Code § 20-107.3(C) provides in pertinent part: “The court shall also
have the authority to apportion and order the payment of the debts of the
parties, or either of them, that are incurred prior to the dissolution of the
marriage, based upon the factors listed in subsection E.”
. . .
Subsection
(E) provides, in pertinent part: “[T]he apportionment of marital debts, and the
method of payment shall be determined by the court after consideration of the
following factors: … 7. The debts
and liabilities of each spouse, the basis for such debts and liabilities, and
the property which may serve as security for such debts and liabilities; …

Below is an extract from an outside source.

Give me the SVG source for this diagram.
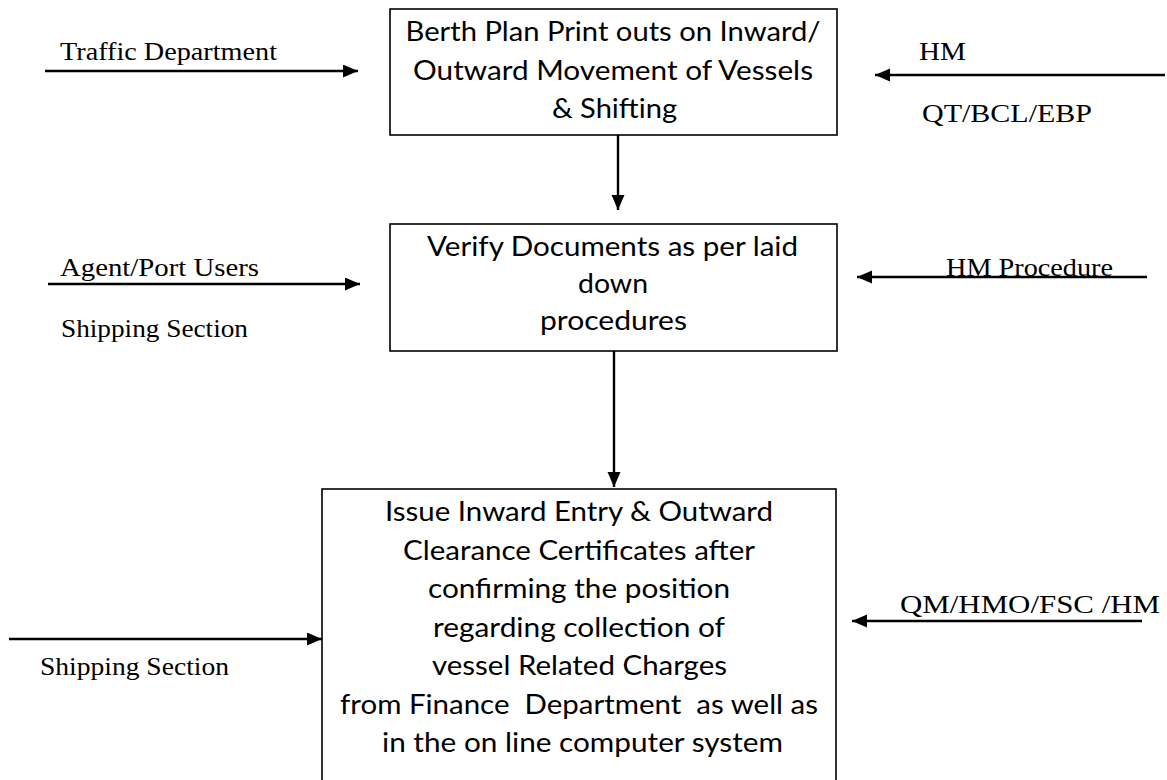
<svg xmlns="http://www.w3.org/2000/svg" width="1167" height="780" viewBox="0 0 1167 780">
<style>
.box{fill:#fff;stroke:#000;stroke-width:1.6}
.bt{font-family:Lato,"Open Sans","Liberation Sans",sans-serif;font-size:26px;fill:#000;text-anchor:middle}
.lb{font-family:"Liberation Serif","DejaVu Serif",serif;font-size:25px;fill:#000}
.c{stroke:#000;stroke-width:2.4;fill:none;marker-end:url(#ah)}
</style>
<defs>
<marker id="ah" markerUnits="userSpaceOnUse" markerWidth="16" markerHeight="14" refX="15" refY="6.5" orient="auto" viewBox="0 0 16 14">
<path d="M0,0 L15,6.5 L0,13 Z" fill="#000"/>
</marker>
</defs>
<rect width="1167" height="780" fill="#fff"/>
<g id="connectors">
<line class="c" x1="45" y1="71" x2="358" y2="71"/>
<line class="c" x1="48" y1="284" x2="360" y2="284"/>
<line class="c" x1="1165" y1="75" x2="875" y2="75"/>
<line class="c" x1="1147" y1="277" x2="857" y2="277"/>
<line class="c" x1="9" y1="639" x2="322" y2="639"/>
<line class="c" x1="1142" y1="621" x2="852" y2="621"/>
<line class="c" x1="618" y1="135" x2="618" y2="210"/>
<line class="c" x1="614" y1="351" x2="614" y2="487"/>
</g>
<g id="node-berth">
<rect class="box" x="390" y="9" width="447" height="126"/>
<text class="bt" x="613" y="41" textLength="415" lengthAdjust="spacingAndGlyphs">Berth Plan Print outs on Inward/</text>
<text class="bt" x="613" y="80" textLength="400" lengthAdjust="spacingAndGlyphs">Outward Movement of Vessels</text>
<text class="bt" x="614.5" y="118" textLength="125" lengthAdjust="spacingAndGlyphs">&amp; Shifting</text>
</g>
<g id="node-verify">
<rect class="box" x="390" y="224" width="447" height="127"/>
<text class="bt" x="612.5" y="256" textLength="371" lengthAdjust="spacingAndGlyphs">Verify Documents as per laid</text>
<text class="bt" x="613" y="293" textLength="70" lengthAdjust="spacingAndGlyphs">down</text>
<text class="bt" x="613.5" y="330" textLength="147" lengthAdjust="spacingAndGlyphs">procedures</text>
</g>
<g id="node-issue">
<rect class="box" x="322" y="489" width="514" height="320"/>
<text class="bt" x="579" y="521" textLength="388" lengthAdjust="spacingAndGlyphs">Issue Inward Entry &amp; Outward</text>
<text class="bt" x="579" y="560" textLength="352" lengthAdjust="spacingAndGlyphs">Clearance Certificates after</text>
<text class="bt" x="579" y="598" textLength="302" lengthAdjust="spacingAndGlyphs">confirming the position</text>
<text class="bt" x="579" y="637" textLength="292" lengthAdjust="spacingAndGlyphs">regarding collection of</text>
<text class="bt" x="579.5" y="675" textLength="295" lengthAdjust="spacingAndGlyphs">vessel Related Charges</text>
<text class="bt" x="579" y="714" textLength="478" lengthAdjust="spacingAndGlyphs" xml:space="preserve">from Finance  Department  as well as</text>
<text class="bt" x="582.5" y="752" textLength="401" lengthAdjust="spacingAndGlyphs">in the on line computer system</text>
</g>
<g id="labels">
<text class="lb" x="60" y="60" textLength="217" lengthAdjust="spacingAndGlyphs">Traffic Department</text>
<text class="lb" x="60" y="276" textLength="199" lengthAdjust="spacingAndGlyphs">Agent/Port Users</text>
<text class="lb" x="61" y="337" textLength="187" lengthAdjust="spacingAndGlyphs">Shipping Section</text>
<text class="lb" x="919" y="60" textLength="47" lengthAdjust="spacingAndGlyphs">HM</text>
<text class="lb" x="922" y="122" textLength="170" lengthAdjust="spacingAndGlyphs">QT/BCL/EBP</text>
<text class="lb" x="946" y="276" textLength="167" lengthAdjust="spacingAndGlyphs">HM Procedure</text>
<text class="lb" x="40" y="675" textLength="189" lengthAdjust="spacingAndGlyphs">Shipping Section</text>
<text class="lb" x="900" y="613" textLength="260" lengthAdjust="spacingAndGlyphs">QM/HMO/FSC /HM</text>
</g>
</svg>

11. Such other factors as the
court deems necessary or appropriate to consider in order to arrive at a fair
and equitable monetary award.”
. . .
The
equitable distribution statute contains no provisions creating a presumption of
allocating a burden of proof with regard to the apportionment of debts between
spouses. … In framing Code § 20-107.3, the General Assembly clearly knew how to
create a presumption and allocate the burden of proof, having explicitly done
just that with respect to assets, in enacting subsection (A)(2). For policy reasons that can be well
imagined, the General Assembly chose to omit parallel provisions with respect
to debts, giving to the courts only the general guidance contained in
subsection (E)(7) and (11), quoted above. … Instead, traditional rules
concerning the allocation of the burden of proof apply.